Bluesky’s new Attie app uses AI to give you full control over your social feed


Bluesky’s new Attie app uses AI to give you full control over your social feed

The standalone app, built on the AT Protocol and powered by Anthropic’s Claude, was unveiled at the ATmosphere conference by Jay Graber, who stepped back from Bluesky’s CEO role specifically to build it. It’s currently invite-only, with a waitlist open.

Bluesky’s best-known differentiator from X and Threads has always been its custom feed system, the ability to subscribe to algorithmically curated streams built by anyone, not just the platform. The problem has been that building those feeds required knowing how to write code.

Attie, a new standalone app unveiled at Bluesky’s ATmosphere developer conference over the weekend, is designed to close that gap entirely. Attie lets users build personalised social feeds by describing what they want in plain language, the same way they would talk to any other AI assistant.

Examples on the app’s website include prompts like “Show me electronic music and experimental sound from people in my network” or “Builders working on agent infrastructure and open protocol design.”

The app translates those descriptions into working feeds, which can then be used within Bluesky or any other application built on the AT Protocol.

It runs on Anthropic’s Claude under the hood. At launch, Attie is invite-only and available initially to ATmosphere conference attendees; a public waitlist is open.

The app was built by Jay Graber and a newly formed team called the Exploration team. Graber, who co-founded and was Bluesky’s CEO, stepped back from the operational role a few months ago to return to building.

Toni Schneider, a partner at True Ventures, one of Bluesky’s backers, has taken over as interim CEO. Graber presented Attie at ATmosphere alongside Bluesky CTO Paul Frazee.
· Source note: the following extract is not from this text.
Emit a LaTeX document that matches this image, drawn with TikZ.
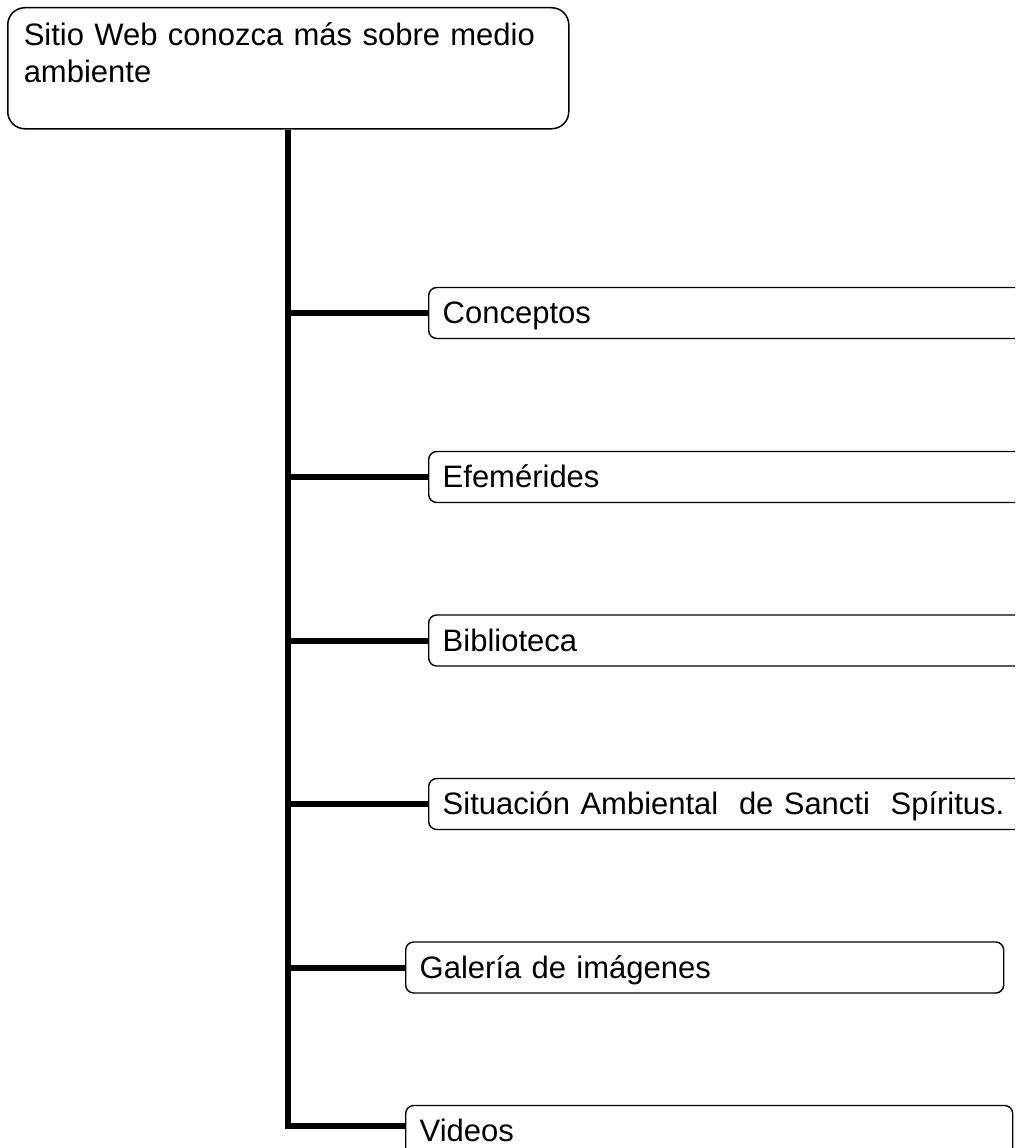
\documentclass[tikz,border=0pt]{standalone}
\usepackage{fontspec}
\setmainfont{Liberation Sans}
\begin{document}
\begin{tikzpicture}[x=1pt,y=-1pt,
  txt/.style={font=\fontsize{31pt}{37pt}\selectfont},
  rootbox/.style={txt, draw, line width=1.5pt, rounded corners=17pt,
    anchor=north west, inner xsep=16pt, inner ysep=0pt,
    text width=529pt, align=left, text height=38pt, text depth=83pt},
  childbox/.style={txt, draw, line width=1.4pt, rounded corners=8pt,
    anchor=west, inner xsep=14pt, inner ysep=0pt, minimum height=51pt,
    text height=21pt, text depth=0pt, align=left, text width=#1},
  conn/.style={line width=6pt}
]
\useasboundingbox (0,0) rectangle (1015,1148);
\clip (0,0) rectangle (1015,1148);

\node[rootbox] (root) at (7,7) {Sitio Web conozca más sobre medio\\ambiente};

\node[childbox=592pt] (conceptos)  at (428,313)   {Conceptos};
\node[childbox=592pt] (efemerides) at (428,477)   {Efemérides};
\node[childbox=592pt] (biblioteca) at (428,640.5) {Biblioteca};
\node[childbox=592pt] (situacion)  at (428,804)   {Situación Ambiental\ \ de Sancti\ \ Spíritus.};
\node[childbox=570pt] (galeria)    at (405,967.5) {Galería de imágenes};
\node[childbox=579pt] (videos)     at (405,1131)  {Videos};

\draw[conn] (root.south) |- ([yshift=5pt]videos.west);
\foreach \n in {conceptos,efemerides,biblioteca,situacion,galeria}
  \draw[conn] (root.south |- \n.west) -- (\n.west);
\end{tikzpicture}
\end{document}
Attie is a standalone product, not a feature of the Bluesky app, and it is built on the AT Protocol, the open-source decentralised framework that underpins Bluesky and a growing ecosystem of other applications, collectively referred to as the Atmosphere.

Users sign in with their Atmosphere login, which means their existing Bluesky account works. Because the AT Protocol is an open data system, Attie can immediately understand a user’s interests and social context across the whole ecosystem, not just Bluesky itself.

The longer-term roadmap for Attie goes further: the plan is to allow users to vibe-code their own social applications from scratch, not just customise feeds. Schneider described it as “the beginning of just having a lot more people be able to build on top of the Atmosphere.”

Bluesky’s Jay Graber was explicit about the philosophy behind the product. In a blog post accompanying the launch, she wrote that major platforms “aren’t trying to fix” the problem of AI-driven signal degradation on social media: “They’re using AI to increase the time users spend on-platform, to harvest training data, and to shape what users see and believe through systems they can’t inspect and didn’t choose.”

Attie is framed as the inverse: AI that gives users control over their own algorithmic environment rather than removing it. The company, which recently raised $100 million and counts more than 43 million users, has positioned Attie as its dedicated sandbox for agentic social experimentation, separate from the main Bluesky app that those users rely on.